2020年東京五輪・パラリンピックのメインスタジアムで開閉会式や陸上などを行う新国立競技場について、大会後は集客が見込めるサッカーやラグビーの球技専用とする見通しとなったことが25日、分かった。複数の関係者によると政府が最終調整に入った。陸上トラックの位置に観客席を増設する計画で、陸上競技場としての機能はなくなる。巨額の維持管理費を賄うために収益性を確保する狙いがある。

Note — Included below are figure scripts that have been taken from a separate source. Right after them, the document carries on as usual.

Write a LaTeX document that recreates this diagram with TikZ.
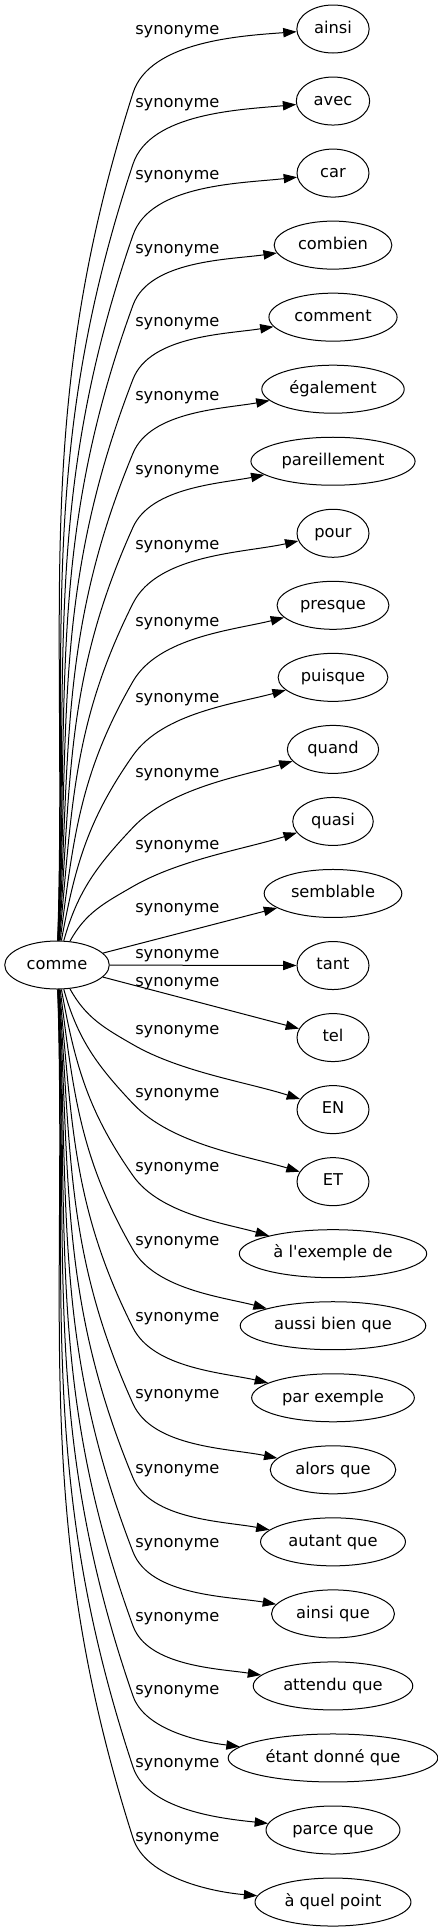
\documentclass[tikz,border=0pt]{standalone}
\usepackage{fontspec}
\setmainfont{DejaVu Sans}
\usetikzlibrary{arrows.meta,shapes.geometric}
\protected\def\apos{\textquotesingle}
\tikzset{
  mot/.style={draw,ellipse,line width=.75pt,inner xsep=5pt,inner ysep=0pt,minimum width=54pt,minimum height=36pt,text height=.76em,text depth=.24em},
  rel/.style={anchor=west,inner sep=0pt,text height=.76em,text depth=.24em},
  lien/.style={line width=.75pt,-{Triangle[length=10pt,width=7pt]}}
}
\begin{document}
\fontsize{12.2}{14.6}\selectfont
\begin{tikzpicture}[x=.75pt,y=-.75pt]
\useasboundingbox (0,0) rectangle (437,1931);
% mot de depart
\node[mot] (comme) at (57,965) {comme};
% synonymes
\foreach \w [count=\k from 0] in {ainsi,avec,car,combien,comment,également,pareillement,pour,presque,puisque,quand,quasi,semblable,tant,tel,EN,ET,à l\apos exemple de,aussi bien que,par exemple,alors que,autant que,ainsi que,attendu que,étant donné que,parce que,à quel point}{
  \pgfmathsetmacro\yt{29+72.04*\k}
  \node[mot] (n\k) at (333,\yt) {\w};
}
% etiquettes
\foreach \ly [count=\i from 0] in {30,103,175,249,322,396,470,545,622,698,773,845,908,954,982,1030,1093,1167,1241,1317,1394,1469,1543,1617,1690,1763,1837}{
  \node[rel] (l\i) at (135,\ly) {synonyme};
}
% liens
\foreach \k in {0,...,26}{
  \pgfmathtruncatemacro\n{abs(13-\k)}
  \ifnum\n<2
    \draw[lien] (comme) -- (n\k);
  \else
    \pgfmathsetmacro\s{sign(13-\k)}
    \pgfmathsetmacro\yb{29+72.04*\k+\s*{0,0,65,78,78,76,70,66,64,62,60,62,63,64}[\n]}
    \pgfmathsetmacro\aa{\s*(90-80/(\n^1.5))}
    \pgfmathsetmacro\bb{\s*(80-100/\n)}
    \pgfmathsetmacro\cc{\bb+180}
    \pgfmathsetmacro\ee{180+\s*(20-1.2*\n)}
    \coordinate (b\k) at (133,\yb);
    \draw[lien] (comme) to[out=\aa,in=\cc] (b\k) to[out=\bb,in=\ee,looseness=.8] (n\k);
  \fi
}
\end{tikzpicture}
\end{document}
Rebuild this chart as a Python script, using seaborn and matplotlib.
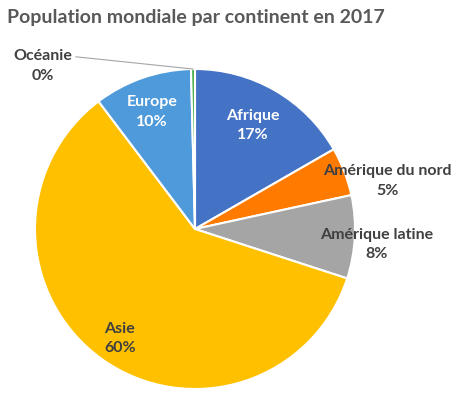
import numpy as np
import matplotlib
matplotlib.use("Agg")
import matplotlib.pyplot as plt
import seaborn as sns

# Data (share of world population in %, 2017), order: clockwise from top
continents = ["Afrique", "Amérique du nord", "Amérique latine", "Asie", "Europe", "Océanie"]
shares = [16.7, 4.9, 8.4, 59.7, 9.9, 0.4]
colors = ["#4472C4", "#FF7B00", "#A5A5A5", "#FFC000", "#4E9ADB", "#4CAF50"]
title = "Population mondiale par continent en 2017"

sns.set_theme(style="white")
plt.rcParams["font.family"] = ["Lato", "DejaVu Sans"]

W, H = 468, 394
fig = plt.figure(figsize=(W / 100, H / 100), dpi=100)
cx, cy, r = 195, 229, 160
ax = fig.add_axes([(cx - r) / W, (H - cy - r) / H, 2 * r / W, 2 * r / H])

wedges, _ = ax.pie(shares, colors=colors, startangle=90, counterclock=False,
                   wedgeprops=dict(edgecolor="white", linewidth=1.5), radius=1)
ax.set_xlim(-1, 1)
ax.set_ylim(-1, 1)
ax.set_aspect("auto")
ax.axis("off")

total = sum(shares)
pcts = [p / total * 100 for p in shares]
# label placement: (distance factor, angle nudge deg, color)
place = {
    "Afrique": (0.74, 1, "white"),
    "Amérique du nord": (1.24, -7, "#404040"),
    "Amérique latine": (1.14, -2, "#404040"),
    "Asie": (0.83, 1, "#404040"),
    "Europe": (0.78, 1, "white"),
}
fs = 11.5
for w, name, pc in zip(wedges, continents, pcts):
    mid = np.deg2rad((w.theta1 + w.theta2) / 2)
    if name in place:
        d, nudge, c = place[name]
        a = mid + np.deg2rad(nudge)
        ax.text(d * np.cos(a), d * np.sin(a), f"{name}\n{pc:.0f}%", ha="center", va="center",
                fontsize=fs, fontweight="bold", color=c, linespacing=1.5)
    else:
        x0, y0 = np.cos(mid), np.sin(mid)
        tx, ty = (43 - cx) / r, (cy - 66) / r
        ax.annotate(f"{name}\n{pc:.0f}%", xy=(x0, y0), xytext=(tx, ty), ha="center", va="center",
                    fontsize=fs, fontweight="bold", color="#404040", linespacing=1.5,
                    arrowprops=dict(arrowstyle="-", color="#A6A6A6", lw=0.8,
                                    shrinkA=0, shrinkB=0, relpos=(1.03, 0.78)),
                    annotation_clip=False)

fig.text(7 / W, 1 - 17 / H, title, ha="left", va="center", fontsize=14, fontweight="bold",
         color="#595959")

fig.savefig("out.png", dpi=100)
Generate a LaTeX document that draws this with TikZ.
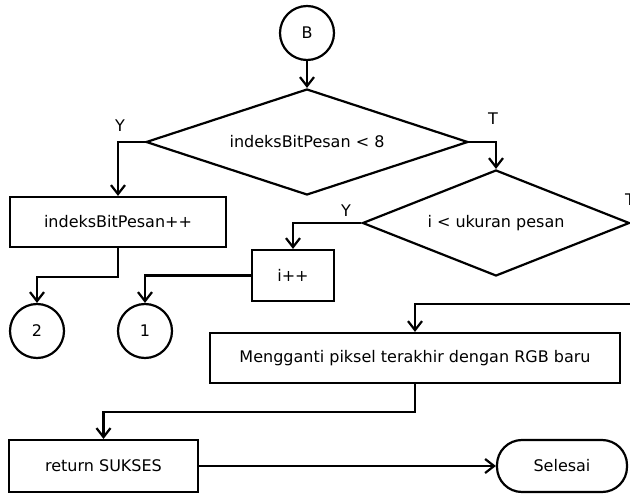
\documentclass[tikz,border=0pt]{standalone}
\usepackage{fontspec}
\setmainfont{DejaVu Sans}
\usetikzlibrary{shapes.geometric,arrows.meta}
\begin{document}
\begin{tikzpicture}[x=1pt,y=-1pt,
  txt/.style={font=\fontsize{16}{18}\selectfont},
  proc/.style={txt,draw,line width=2.2pt,rectangle,inner sep=0pt},
  conn/.style={txt,draw,line width=2.2pt,circle,inner sep=0pt,minimum size=54pt},
  dec/.style={txt,draw,line width=2.2pt,diamond,inner sep=0pt,aspect=3},
  term/.style={txt,draw,line width=2.2pt,rectangle,rounded corners=25pt,inner sep=0pt},
  lbl/.style={txt,inner sep=0pt},
  arr/.style={line width=2.2pt,-{Straight Barb[length=9pt,width=14pt]}}
]
\useasboundingbox (0,0) rectangle (630,495);
\node[conn] (B) at (307,33) {B};
\node[dec,minimum width=322pt,minimum height=106pt] (d1) at (307,142) {indeksBitPesan < 8};
\node[proc,minimum width=216pt,minimum height=50pt] (ibp) at (118,222) {indeksBitPesan++};
\node[dec,minimum width=267pt,minimum height=106pt] (d2) at (496,223) {i < ukuran pesan};
\node[proc,minimum width=82pt,minimum height=51pt] (ipp) at (293,275.5) {i++};
\node[conn] (c2) at (37,331) {2};
\node[conn] (c1) at (145,331) {1};
\node[proc,minimum width=410pt,minimum height=50pt] (meng) at (415,358) {Mengganti piksel terakhir dengan RGB baru};
\node[proc,minimum width=189pt,minimum height=52pt] (ret) at (103.5,466) {return SUKSES};
\node[term,minimum width=130pt,minimum height=52pt] (sel) at (562,466) {Selesai};
\node[lbl] (y1) at (120,126) {Y};
\node[lbl] (t1) at (493,119) {T};
\node[lbl] (y2) at (346,211) {Y};
\node[lbl] (t2) at (630,200) {T};
\draw[arr] (B.south) -- (d1.north);
\draw[arr] (d1.west) -| (ibp.north);
\draw[arr] (d1.east) -| (d2.north);
\draw[arr] (d2.west) -| (ipp.north);
\draw[arr] (ibp.south) -- ++(0,29) -| (c2.north);
\draw[arr] (ipp.west) -| (c1.north);
\draw[arr] (d2.east) -- ++(0,81) -| (meng.north);
\draw[arr] (meng.south) -- ++(0,28) -| (ret.north);
\draw[arr] (ret.east) -- (sel.west);
\end{tikzpicture}
\end{document}
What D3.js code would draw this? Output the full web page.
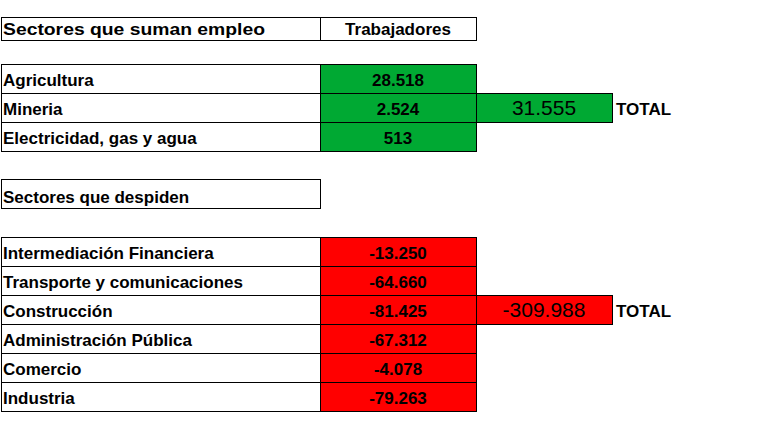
<!DOCTYPE html><html><head><meta charset="utf-8"><script src="https://cdn.jsdelivr.net/npm/d3@7"></script>
<style>body{margin:0;background:#fff}</style></head><body><svg id="c" width="765" height="433"></svg>
<script>
const headers=["Sectores que suman empleo","Trabajadores"];
const gainCats=["Agricultura","Mineria","Electricidad, gas y agua"];
const gainVals=[28518,2524,513];
const lossTitle="Sectores que despiden";
const lossCats=["Intermediación Financiera","Transporte y comunicaciones","Construcción","Administración Pública","Comercio","Industria"];
const lossVals=[-13250,-64660,-81425,-67312,-4078,-79263];
const totalLabel="TOTAL";
const fmt=v=>(v<0?"-":"")+d3.format(",")(Math.abs(v)).replace(/,/g,".");
const svg=d3.select("#c");
const F="'Liberation Sans Narrow','Liberation Sans',Arial,sans-serif";
const x0=1,x1=320,x2=476,x3=612,rh=29;
function txt(s,x,y,anchor,size,bold,w){const t=svg.append("text").attr("x",x).attr("y",y).attr("text-anchor",anchor).attr("font-family",F).attr("font-size",size).attr("font-weight",bold?"bold":"normal").attr("dominant-baseline","central").text(s);
 if(w){t.attr("textLength",w).attr("lengthAdjust","spacingAndGlyphs");}return t;}
function cell(x,y,w,h,fill){svg.append("rect").attr("x",x+.5).attr("y",y+.5).attr("width",w).attr("height",h).attr("fill",fill).attr("stroke","#000").attr("stroke-width",1);}
// header
cell(x0,17,x1-x0,23,"#fff");cell(x1,17,x2-x1,23,"#fff");
txt(headers[0],3,29,"start",17,true,262);txt(headers[1],(x1+x2)/2,29,"middle",17,true);
function block(cats,vals,top,color){
 const y=d3.scaleBand().domain(cats).range([top,top+rh*cats.length]);
 cats.forEach((c,i)=>{cell(x0,y(c),x1-x0,rh,"#fff");cell(x1,y(c),x2-x1,rh,color);
  txt(c,3,y(c)+rh/2+2,"start",17,true);txt(fmt(vals[i]),(x1+x2)/2,y(c)+rh/2+2,"middle",17,true);});
 return y;}
const yg=block(gainCats,gainVals,64,"#00a933");
// blank row above gains
const yl=block(lossCats,lossVals,237,"#ff0000");
cell(x0,179,x1-x0,29,"#fff");txt(lossTitle,3,197,"start",17,true);
function total(v,y,color){cell(x2,y,x3-x2,rh,color);txt(fmt(v),(x2+x3)/2,y+rh/2,"middle",21,false);txt(totalLabel,616,y+rh/2+2,"start",17,true);}
total(d3.sum(gainVals),yg("Mineria"),"#00a933");
total(d3.sum(lossVals),yl("Construcción"),"#ff0000");
</script></body></html>
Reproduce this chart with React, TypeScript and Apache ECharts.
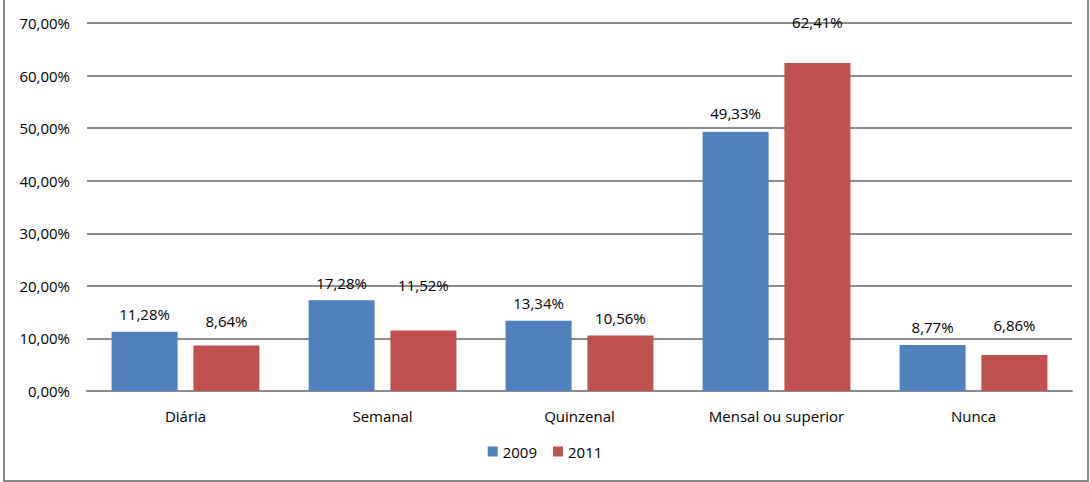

 スポーツ庁は26日に文部科学副大臣の下に設置した作業部会を約10カ月ぶりに再開し、トラックを残すよう希望している日本陸上競技連盟と協議する。サッカーやラグビーの競技団体との調整も経て、9月にも関係閣僚会議で正式に決める見通しだ。民間事業者に運営権を売却する「コンセッション方式」の導入も検討されている。

 新国立が球技専用となった場合、東京都内で陸上の世界選手権や日本選手権などを開ける競技場がなくなるため、都の施設である味の素スタジアム(調布市)を軸に、国際基準に合わせて整備する案が浮上している。

 陸上の利用では、大規模な大会を開く際に必要なサブトラックを、常設できる場所が近隣に確保できない点も障害となっていた。五輪・パラリンピックでは明治神宮外苑の軟式野球場に仮設する予定だが、大会後は取り壊す。